Goal of the exercise. No images are to be carried over; print all other material exactly as it stands.

Records for processing.
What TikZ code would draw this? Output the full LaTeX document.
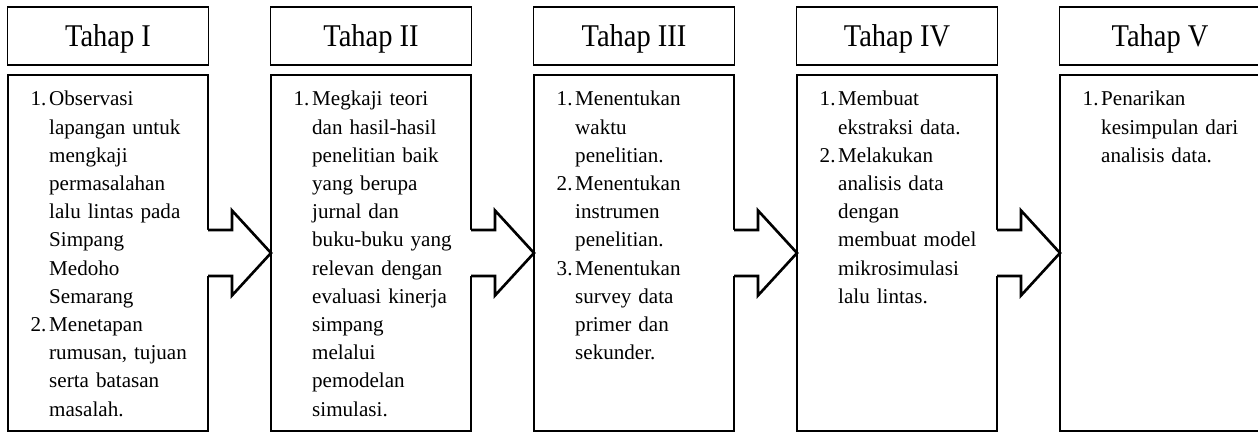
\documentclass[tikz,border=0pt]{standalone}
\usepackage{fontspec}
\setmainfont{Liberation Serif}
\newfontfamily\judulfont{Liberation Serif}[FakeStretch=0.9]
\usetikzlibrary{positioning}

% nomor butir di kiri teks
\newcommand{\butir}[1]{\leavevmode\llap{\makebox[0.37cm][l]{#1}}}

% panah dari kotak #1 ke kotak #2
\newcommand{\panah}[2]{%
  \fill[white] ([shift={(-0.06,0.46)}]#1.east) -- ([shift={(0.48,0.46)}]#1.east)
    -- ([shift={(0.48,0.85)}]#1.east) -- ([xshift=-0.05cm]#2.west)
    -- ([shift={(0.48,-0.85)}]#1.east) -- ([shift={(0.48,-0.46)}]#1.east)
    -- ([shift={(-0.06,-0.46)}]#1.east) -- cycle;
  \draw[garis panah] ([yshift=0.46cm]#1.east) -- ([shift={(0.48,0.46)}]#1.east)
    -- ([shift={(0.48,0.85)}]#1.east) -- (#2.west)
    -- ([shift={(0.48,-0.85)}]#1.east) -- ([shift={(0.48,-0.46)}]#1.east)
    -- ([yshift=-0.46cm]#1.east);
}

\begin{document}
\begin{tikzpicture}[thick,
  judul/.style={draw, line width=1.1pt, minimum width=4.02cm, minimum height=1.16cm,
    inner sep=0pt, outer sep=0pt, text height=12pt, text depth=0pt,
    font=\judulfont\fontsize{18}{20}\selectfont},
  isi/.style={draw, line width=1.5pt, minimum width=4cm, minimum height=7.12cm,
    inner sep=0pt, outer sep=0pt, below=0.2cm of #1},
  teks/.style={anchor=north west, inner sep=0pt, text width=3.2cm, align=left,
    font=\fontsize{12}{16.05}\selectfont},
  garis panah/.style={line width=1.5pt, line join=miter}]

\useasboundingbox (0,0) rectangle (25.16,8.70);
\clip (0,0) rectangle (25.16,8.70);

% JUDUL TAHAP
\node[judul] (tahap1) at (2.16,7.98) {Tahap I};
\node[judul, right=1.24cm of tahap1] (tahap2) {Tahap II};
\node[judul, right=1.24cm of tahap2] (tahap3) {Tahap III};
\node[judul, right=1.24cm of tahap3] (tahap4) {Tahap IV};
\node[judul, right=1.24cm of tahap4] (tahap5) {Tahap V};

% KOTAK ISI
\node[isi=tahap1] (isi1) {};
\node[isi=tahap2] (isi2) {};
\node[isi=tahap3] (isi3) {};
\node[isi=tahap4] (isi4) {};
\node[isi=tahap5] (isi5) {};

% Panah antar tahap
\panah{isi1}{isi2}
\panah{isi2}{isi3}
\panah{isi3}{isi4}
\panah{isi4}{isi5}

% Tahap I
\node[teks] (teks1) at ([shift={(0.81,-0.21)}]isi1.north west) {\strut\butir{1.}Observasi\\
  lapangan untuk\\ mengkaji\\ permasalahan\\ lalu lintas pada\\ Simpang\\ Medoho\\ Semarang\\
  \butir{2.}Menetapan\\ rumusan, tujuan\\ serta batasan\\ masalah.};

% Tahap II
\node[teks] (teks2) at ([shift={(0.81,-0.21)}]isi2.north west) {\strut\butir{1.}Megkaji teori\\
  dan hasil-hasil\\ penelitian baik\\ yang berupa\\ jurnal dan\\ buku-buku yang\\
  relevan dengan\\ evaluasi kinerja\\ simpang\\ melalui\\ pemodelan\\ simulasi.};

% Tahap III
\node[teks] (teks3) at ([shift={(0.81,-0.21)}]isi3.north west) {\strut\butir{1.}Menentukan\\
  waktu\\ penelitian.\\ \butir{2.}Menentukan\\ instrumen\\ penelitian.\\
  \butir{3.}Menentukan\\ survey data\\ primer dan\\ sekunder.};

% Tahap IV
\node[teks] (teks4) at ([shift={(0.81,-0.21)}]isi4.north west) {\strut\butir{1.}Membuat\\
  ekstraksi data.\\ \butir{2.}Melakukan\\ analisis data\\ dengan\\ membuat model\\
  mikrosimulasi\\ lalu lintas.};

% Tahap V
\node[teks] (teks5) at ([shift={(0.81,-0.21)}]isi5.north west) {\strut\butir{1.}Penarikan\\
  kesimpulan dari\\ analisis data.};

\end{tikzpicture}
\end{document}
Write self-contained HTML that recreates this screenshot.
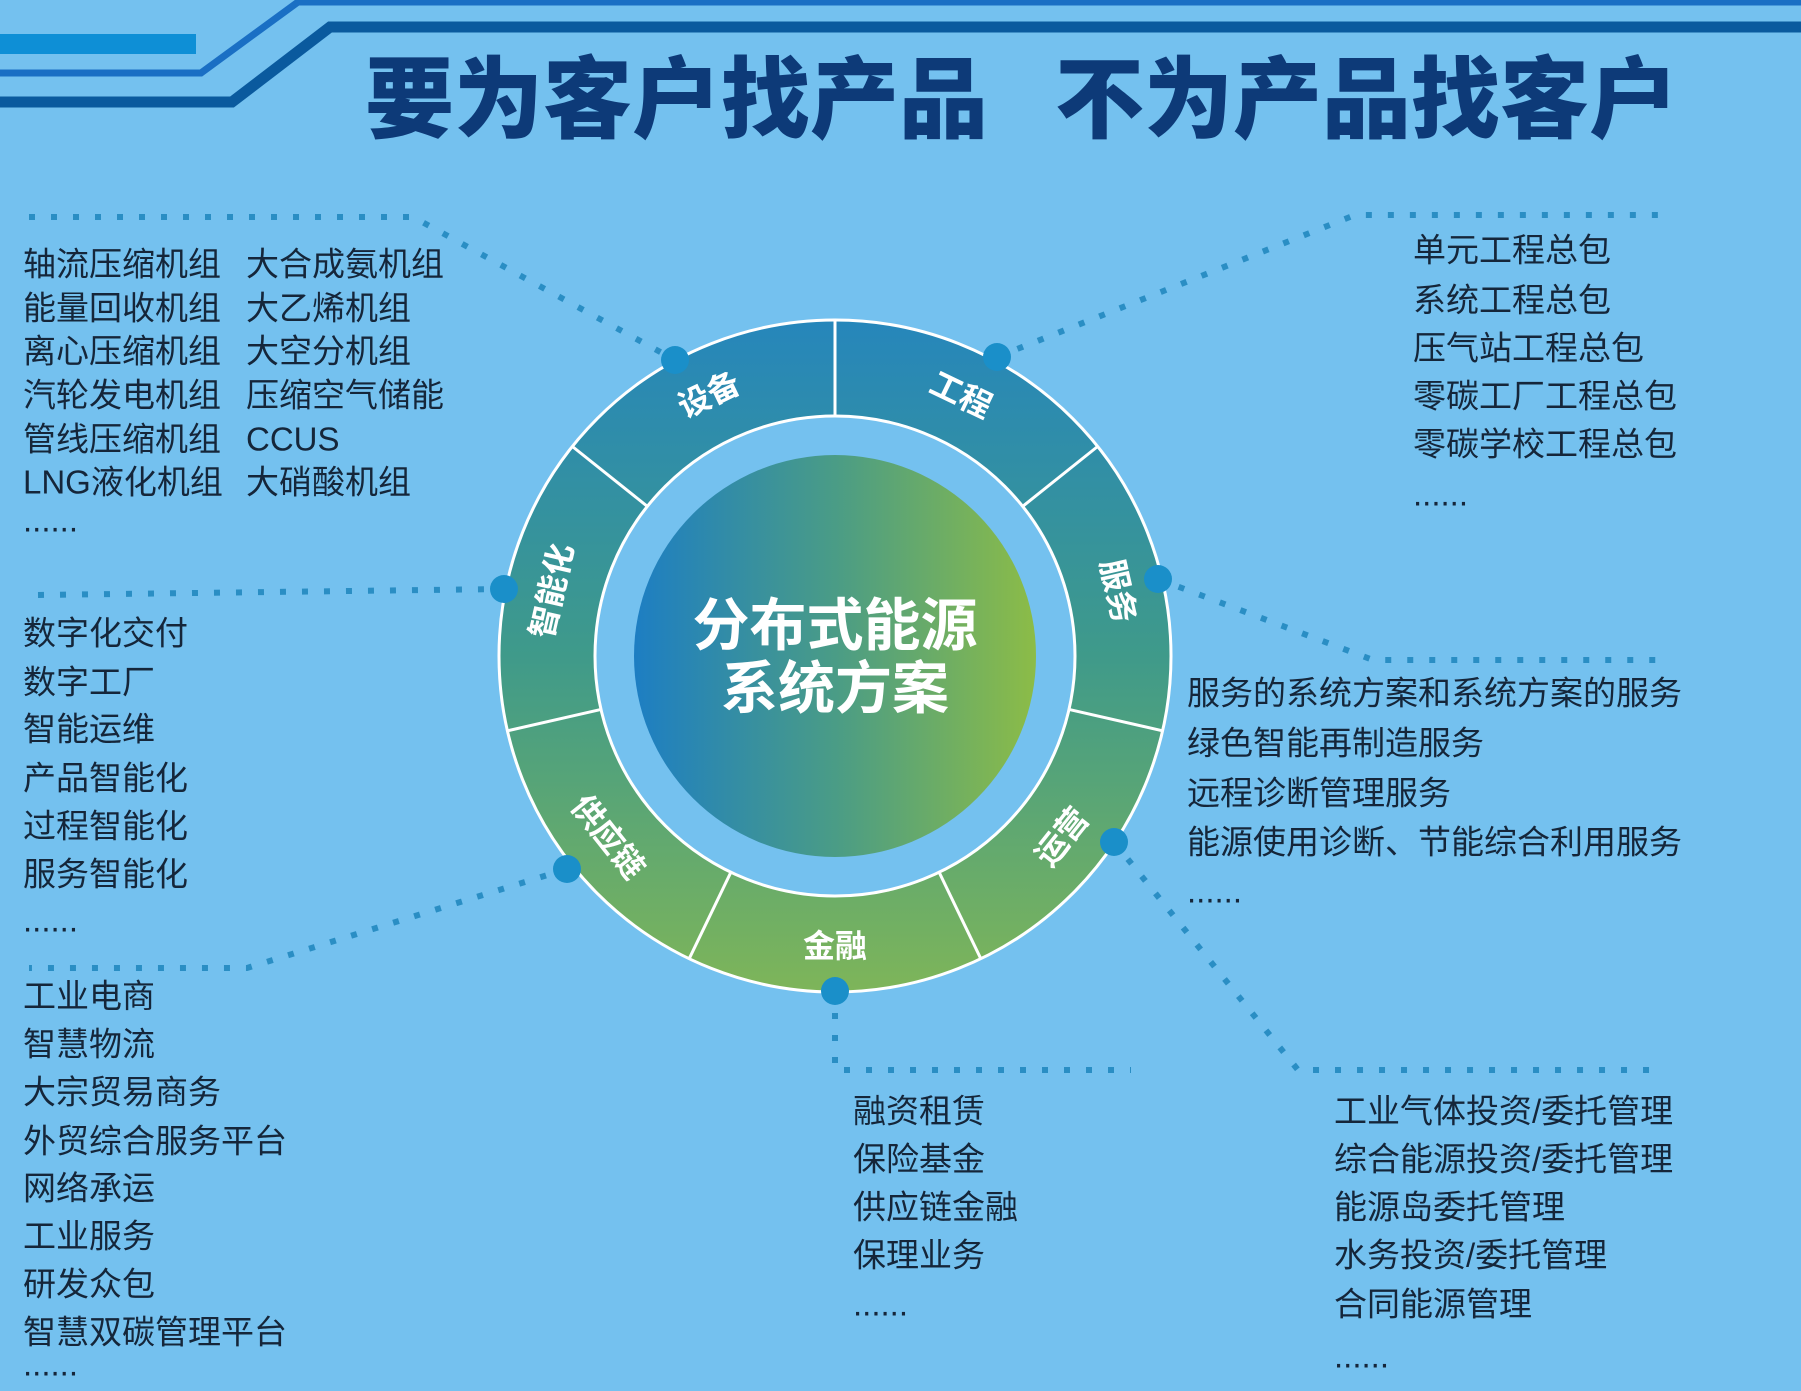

Correct response.
What TikZ code would draw this? Output the full LaTeX document.
\documentclass[tikz,border=0pt]{standalone}
\usepackage{fontspec}
\setmainfont{Liberation Serif}
\newfontfamily\judulfont{Liberation Serif}[FakeStretch=0.9]
\usetikzlibrary{positioning}

% nomor butir di kiri teks
\newcommand{\butir}[1]{\leavevmode\llap{\makebox[0.37cm][l]{#1}}}

% panah dari kotak #1 ke kotak #2
\newcommand{\panah}[2]{%
  \fill[white] ([shift={(-0.06,0.46)}]#1.east) -- ([shift={(0.48,0.46)}]#1.east)
    -- ([shift={(0.48,0.85)}]#1.east) -- ([xshift=-0.05cm]#2.west)
    -- ([shift={(0.48,-0.85)}]#1.east) -- ([shift={(0.48,-0.46)}]#1.east)
    -- ([shift={(-0.06,-0.46)}]#1.east) -- cycle;
  \draw[garis panah] ([yshift=0.46cm]#1.east) -- ([shift={(0.48,0.46)}]#1.east)
    -- ([shift={(0.48,0.85)}]#1.east) -- (#2.west)
    -- ([shift={(0.48,-0.85)}]#1.east) -- ([shift={(0.48,-0.46)}]#1.east)
    -- ([yshift=-0.46cm]#1.east);
}

\begin{document}
\begin{tikzpicture}[thick,
  judul/.style={draw, line width=1.1pt, minimum width=4.02cm, minimum height=1.16cm,
    inner sep=0pt, outer sep=0pt, text height=12pt, text depth=0pt,
    font=\judulfont\fontsize{18}{20}\selectfont},
  isi/.style={draw, line width=1.5pt, minimum width=4cm, minimum height=7.12cm,
    inner sep=0pt, outer sep=0pt, below=0.2cm of #1},
  teks/.style={anchor=north west, inner sep=0pt, text width=3.2cm, align=left,
    font=\fontsize{12}{16.05}\selectfont},
  garis panah/.style={line width=1.5pt, line join=miter}]

\useasboundingbox (0,0) rectangle (25.16,8.70);
\clip (0,0) rectangle (25.16,8.70);

% JUDUL TAHAP
\node[judul] (tahap1) at (2.16,7.98) {Tahap I};
\node[judul, right=1.24cm of tahap1] (tahap2) {Tahap II};
\node[judul, right=1.24cm of tahap2] (tahap3) {Tahap III};
\node[judul, right=1.24cm of tahap3] (tahap4) {Tahap IV};
\node[judul, right=1.24cm of tahap4] (tahap5) {Tahap V};

% KOTAK ISI
\node[isi=tahap1] (isi1) {};
\node[isi=tahap2] (isi2) {};
\node[isi=tahap3] (isi3) {};
\node[isi=tahap4] (isi4) {};
\node[isi=tahap5] (isi5) {};

% Panah antar tahap
\panah{isi1}{isi2}
\panah{isi2}{isi3}
\panah{isi3}{isi4}
\panah{isi4}{isi5}

% Tahap I
\node[teks] (teks1) at ([shift={(0.81,-0.21)}]isi1.north west) {\strut\butir{1.}Observasi\\
  lapangan untuk\\ mengkaji\\ permasalahan\\ lalu lintas pada\\ Simpang\\ Medoho\\ Semarang\\
  \butir{2.}Menetapan\\ rumusan, tujuan\\ serta batasan\\ masalah.};

% Tahap II
\node[teks] (teks2) at ([shift={(0.81,-0.21)}]isi2.north west) {\strut\butir{1.}Megkaji teori\\
  dan hasil-hasil\\ penelitian baik\\ yang berupa\\ jurnal dan\\ buku-buku yang\\
  relevan dengan\\ evaluasi kinerja\\ simpang\\ melalui\\ pemodelan\\ simulasi.};

% Tahap III
\node[teks] (teks3) at ([shift={(0.81,-0.21)}]isi3.north west) {\strut\butir{1.}Menentukan\\
  waktu\\ penelitian.\\ \butir{2.}Menentukan\\ instrumen\\ penelitian.\\
  \butir{3.}Menentukan\\ survey data\\ primer dan\\ sekunder.};

% Tahap IV
\node[teks] (teks4) at ([shift={(0.81,-0.21)}]isi4.north west) {\strut\butir{1.}Membuat\\
  ekstraksi data.\\ \butir{2.}Melakukan\\ analisis data\\ dengan\\ membuat model\\
  mikrosimulasi\\ lalu lintas.};

% Tahap V
\node[teks] (teks5) at ([shift={(0.81,-0.21)}]isi5.north west) {\strut\butir{1.}Penarikan\\
  kesimpulan dari\\ analisis data.};

\end{tikzpicture}
\end{document}
Write self-contained HTML that recreates this screenshot.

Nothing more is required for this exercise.